_Problem to work on_
Below are records; please set down exactly the lines from the first through the one containing "(1839,-20) rectangle (1856,392);".

Rows from a dataset of charts and code:
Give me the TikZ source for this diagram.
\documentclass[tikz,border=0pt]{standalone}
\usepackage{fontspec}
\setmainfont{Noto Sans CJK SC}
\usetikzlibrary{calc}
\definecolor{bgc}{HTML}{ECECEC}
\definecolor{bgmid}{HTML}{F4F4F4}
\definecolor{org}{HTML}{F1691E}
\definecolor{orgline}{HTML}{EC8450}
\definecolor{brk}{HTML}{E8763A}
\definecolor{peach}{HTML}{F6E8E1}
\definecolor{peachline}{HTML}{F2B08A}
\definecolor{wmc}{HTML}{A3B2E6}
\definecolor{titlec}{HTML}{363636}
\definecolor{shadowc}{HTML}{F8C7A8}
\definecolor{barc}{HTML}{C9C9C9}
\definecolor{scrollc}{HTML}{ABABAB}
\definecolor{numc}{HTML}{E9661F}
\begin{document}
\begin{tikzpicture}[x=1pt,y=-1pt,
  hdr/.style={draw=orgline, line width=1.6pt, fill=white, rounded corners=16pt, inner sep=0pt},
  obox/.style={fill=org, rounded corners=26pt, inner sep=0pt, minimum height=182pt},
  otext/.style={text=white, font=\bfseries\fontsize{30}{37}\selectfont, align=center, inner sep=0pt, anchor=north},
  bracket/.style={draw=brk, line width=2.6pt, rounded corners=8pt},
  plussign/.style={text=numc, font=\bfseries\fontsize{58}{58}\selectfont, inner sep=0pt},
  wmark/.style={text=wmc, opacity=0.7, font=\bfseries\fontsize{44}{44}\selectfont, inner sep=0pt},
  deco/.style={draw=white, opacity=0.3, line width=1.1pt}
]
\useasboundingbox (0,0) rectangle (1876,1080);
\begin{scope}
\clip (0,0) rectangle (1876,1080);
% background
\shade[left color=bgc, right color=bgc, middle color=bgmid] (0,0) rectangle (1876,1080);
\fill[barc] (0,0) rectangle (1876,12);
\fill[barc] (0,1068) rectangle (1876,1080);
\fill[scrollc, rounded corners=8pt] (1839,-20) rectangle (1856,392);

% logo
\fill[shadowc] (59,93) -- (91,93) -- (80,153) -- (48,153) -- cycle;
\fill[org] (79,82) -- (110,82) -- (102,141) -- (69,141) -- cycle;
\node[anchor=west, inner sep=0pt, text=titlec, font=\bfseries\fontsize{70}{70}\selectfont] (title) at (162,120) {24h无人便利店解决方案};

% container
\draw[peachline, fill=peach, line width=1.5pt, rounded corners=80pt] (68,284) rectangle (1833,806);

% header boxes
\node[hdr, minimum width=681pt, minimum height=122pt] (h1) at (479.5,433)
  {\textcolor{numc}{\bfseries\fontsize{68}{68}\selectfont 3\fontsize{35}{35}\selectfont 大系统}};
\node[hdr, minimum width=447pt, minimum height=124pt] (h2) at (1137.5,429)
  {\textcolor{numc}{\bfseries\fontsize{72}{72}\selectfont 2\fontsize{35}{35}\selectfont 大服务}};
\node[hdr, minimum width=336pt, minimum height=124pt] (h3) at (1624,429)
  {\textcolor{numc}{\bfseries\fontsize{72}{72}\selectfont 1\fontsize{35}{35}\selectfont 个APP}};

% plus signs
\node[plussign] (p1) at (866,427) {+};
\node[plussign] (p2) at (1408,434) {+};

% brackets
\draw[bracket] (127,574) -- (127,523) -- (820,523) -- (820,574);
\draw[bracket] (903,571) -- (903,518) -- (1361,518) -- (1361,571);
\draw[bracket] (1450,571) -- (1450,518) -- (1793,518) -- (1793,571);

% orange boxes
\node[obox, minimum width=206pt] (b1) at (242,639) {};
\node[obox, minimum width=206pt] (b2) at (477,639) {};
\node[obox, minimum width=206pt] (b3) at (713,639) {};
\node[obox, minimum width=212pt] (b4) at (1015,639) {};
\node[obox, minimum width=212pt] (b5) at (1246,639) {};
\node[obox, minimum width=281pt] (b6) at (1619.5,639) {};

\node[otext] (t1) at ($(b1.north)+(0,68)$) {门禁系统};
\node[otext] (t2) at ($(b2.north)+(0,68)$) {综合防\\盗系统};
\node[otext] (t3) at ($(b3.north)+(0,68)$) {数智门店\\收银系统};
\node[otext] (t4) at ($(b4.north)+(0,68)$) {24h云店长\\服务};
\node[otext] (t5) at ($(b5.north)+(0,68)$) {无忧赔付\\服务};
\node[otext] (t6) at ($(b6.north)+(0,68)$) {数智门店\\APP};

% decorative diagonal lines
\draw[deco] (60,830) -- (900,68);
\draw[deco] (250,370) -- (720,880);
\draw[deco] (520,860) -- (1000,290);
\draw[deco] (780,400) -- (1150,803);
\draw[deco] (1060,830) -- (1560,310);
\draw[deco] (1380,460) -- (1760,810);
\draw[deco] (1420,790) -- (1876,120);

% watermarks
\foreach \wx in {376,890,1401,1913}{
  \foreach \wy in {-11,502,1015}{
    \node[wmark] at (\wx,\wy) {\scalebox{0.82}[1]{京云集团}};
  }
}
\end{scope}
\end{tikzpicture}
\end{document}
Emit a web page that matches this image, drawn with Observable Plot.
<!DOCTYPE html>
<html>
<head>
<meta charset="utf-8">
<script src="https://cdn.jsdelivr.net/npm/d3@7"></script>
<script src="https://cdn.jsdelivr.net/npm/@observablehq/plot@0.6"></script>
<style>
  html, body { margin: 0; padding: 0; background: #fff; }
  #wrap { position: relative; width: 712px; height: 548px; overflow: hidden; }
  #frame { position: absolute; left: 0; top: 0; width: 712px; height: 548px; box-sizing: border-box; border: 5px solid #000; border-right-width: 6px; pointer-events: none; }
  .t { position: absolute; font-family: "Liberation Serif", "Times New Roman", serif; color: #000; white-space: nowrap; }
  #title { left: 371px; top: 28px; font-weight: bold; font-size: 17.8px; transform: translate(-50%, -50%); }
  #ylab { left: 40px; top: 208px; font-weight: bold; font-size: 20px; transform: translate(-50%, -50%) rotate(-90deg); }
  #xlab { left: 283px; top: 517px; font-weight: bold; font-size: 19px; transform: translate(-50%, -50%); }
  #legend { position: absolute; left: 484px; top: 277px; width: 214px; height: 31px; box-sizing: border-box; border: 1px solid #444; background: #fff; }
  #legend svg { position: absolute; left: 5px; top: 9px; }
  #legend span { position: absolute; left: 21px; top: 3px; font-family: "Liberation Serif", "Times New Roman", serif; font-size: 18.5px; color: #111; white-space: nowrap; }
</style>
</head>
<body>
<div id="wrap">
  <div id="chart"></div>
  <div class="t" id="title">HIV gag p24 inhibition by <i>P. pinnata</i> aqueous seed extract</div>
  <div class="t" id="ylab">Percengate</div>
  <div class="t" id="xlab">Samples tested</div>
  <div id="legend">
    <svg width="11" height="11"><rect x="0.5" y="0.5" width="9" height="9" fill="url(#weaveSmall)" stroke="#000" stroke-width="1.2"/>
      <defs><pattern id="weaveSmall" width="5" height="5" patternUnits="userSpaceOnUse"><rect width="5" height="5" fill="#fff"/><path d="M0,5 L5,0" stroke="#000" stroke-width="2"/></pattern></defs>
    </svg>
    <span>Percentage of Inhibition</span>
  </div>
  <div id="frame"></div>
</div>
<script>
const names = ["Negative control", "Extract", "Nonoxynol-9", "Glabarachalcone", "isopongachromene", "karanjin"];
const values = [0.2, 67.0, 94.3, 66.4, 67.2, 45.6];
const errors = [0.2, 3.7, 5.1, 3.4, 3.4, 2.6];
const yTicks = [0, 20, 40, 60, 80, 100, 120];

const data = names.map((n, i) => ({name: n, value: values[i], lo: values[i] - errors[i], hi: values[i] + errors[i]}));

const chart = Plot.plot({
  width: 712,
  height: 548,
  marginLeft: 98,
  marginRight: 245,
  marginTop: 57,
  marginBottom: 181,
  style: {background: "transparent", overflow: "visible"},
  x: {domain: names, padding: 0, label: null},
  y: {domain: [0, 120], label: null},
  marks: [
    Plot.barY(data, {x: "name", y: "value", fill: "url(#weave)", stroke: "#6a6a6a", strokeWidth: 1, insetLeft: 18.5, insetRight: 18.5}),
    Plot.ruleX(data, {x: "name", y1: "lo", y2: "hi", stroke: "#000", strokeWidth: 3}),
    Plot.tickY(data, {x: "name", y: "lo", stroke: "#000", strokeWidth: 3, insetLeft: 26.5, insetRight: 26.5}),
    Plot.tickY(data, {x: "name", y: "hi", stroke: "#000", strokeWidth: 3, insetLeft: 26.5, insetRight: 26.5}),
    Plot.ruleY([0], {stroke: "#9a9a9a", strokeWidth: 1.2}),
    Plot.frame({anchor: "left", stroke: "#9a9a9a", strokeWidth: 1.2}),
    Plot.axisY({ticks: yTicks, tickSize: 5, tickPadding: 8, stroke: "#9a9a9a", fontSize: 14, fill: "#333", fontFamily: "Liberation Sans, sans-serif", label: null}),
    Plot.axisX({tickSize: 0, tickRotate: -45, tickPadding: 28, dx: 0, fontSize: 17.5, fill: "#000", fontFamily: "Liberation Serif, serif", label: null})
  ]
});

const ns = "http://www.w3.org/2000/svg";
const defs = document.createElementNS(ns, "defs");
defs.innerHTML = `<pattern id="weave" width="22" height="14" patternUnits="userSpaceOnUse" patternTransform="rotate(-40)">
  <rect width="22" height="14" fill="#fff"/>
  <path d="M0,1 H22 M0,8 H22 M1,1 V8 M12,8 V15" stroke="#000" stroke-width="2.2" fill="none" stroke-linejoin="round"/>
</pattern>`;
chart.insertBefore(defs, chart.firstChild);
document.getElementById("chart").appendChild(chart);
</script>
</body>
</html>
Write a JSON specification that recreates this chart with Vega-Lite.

_Right answer_
Give me the TikZ source for this diagram.
\documentclass[tikz,border=0pt]{standalone}
\usepackage{fontspec}
\setmainfont{Noto Sans CJK SC}
\usetikzlibrary{calc}
\definecolor{bgc}{HTML}{ECECEC}
\definecolor{bgmid}{HTML}{F4F4F4}
\definecolor{org}{HTML}{F1691E}
\definecolor{orgline}{HTML}{EC8450}
\definecolor{brk}{HTML}{E8763A}
\definecolor{peach}{HTML}{F6E8E1}
\definecolor{peachline}{HTML}{F2B08A}
\definecolor{wmc}{HTML}{A3B2E6}
\definecolor{titlec}{HTML}{363636}
\definecolor{shadowc}{HTML}{F8C7A8}
\definecolor{barc}{HTML}{C9C9C9}
\definecolor{scrollc}{HTML}{ABABAB}
\definecolor{numc}{HTML}{E9661F}
\begin{document}
\begin{tikzpicture}[x=1pt,y=-1pt,
  hdr/.style={draw=orgline, line width=1.6pt, fill=white, rounded corners=16pt, inner sep=0pt},
  obox/.style={fill=org, rounded corners=26pt, inner sep=0pt, minimum height=182pt},
  otext/.style={text=white, font=\bfseries\fontsize{30}{37}\selectfont, align=center, inner sep=0pt, anchor=north},
  bracket/.style={draw=brk, line width=2.6pt, rounded corners=8pt},
  plussign/.style={text=numc, font=\bfseries\fontsize{58}{58}\selectfont, inner sep=0pt},
  wmark/.style={text=wmc, opacity=0.7, font=\bfseries\fontsize{44}{44}\selectfont, inner sep=0pt},
  deco/.style={draw=white, opacity=0.3, line width=1.1pt}
]
\useasboundingbox (0,0) rectangle (1876,1080);
\begin{scope}
\clip (0,0) rectangle (1876,1080);
% background
\shade[left color=bgc, right color=bgc, middle color=bgmid] (0,0) rectangle (1876,1080);
\fill[barc] (0,0) rectangle (1876,12);
\fill[barc] (0,1068) rectangle (1876,1080);
\fill[scrollc, rounded corners=8pt] (1839,-20) rectangle (1856,392);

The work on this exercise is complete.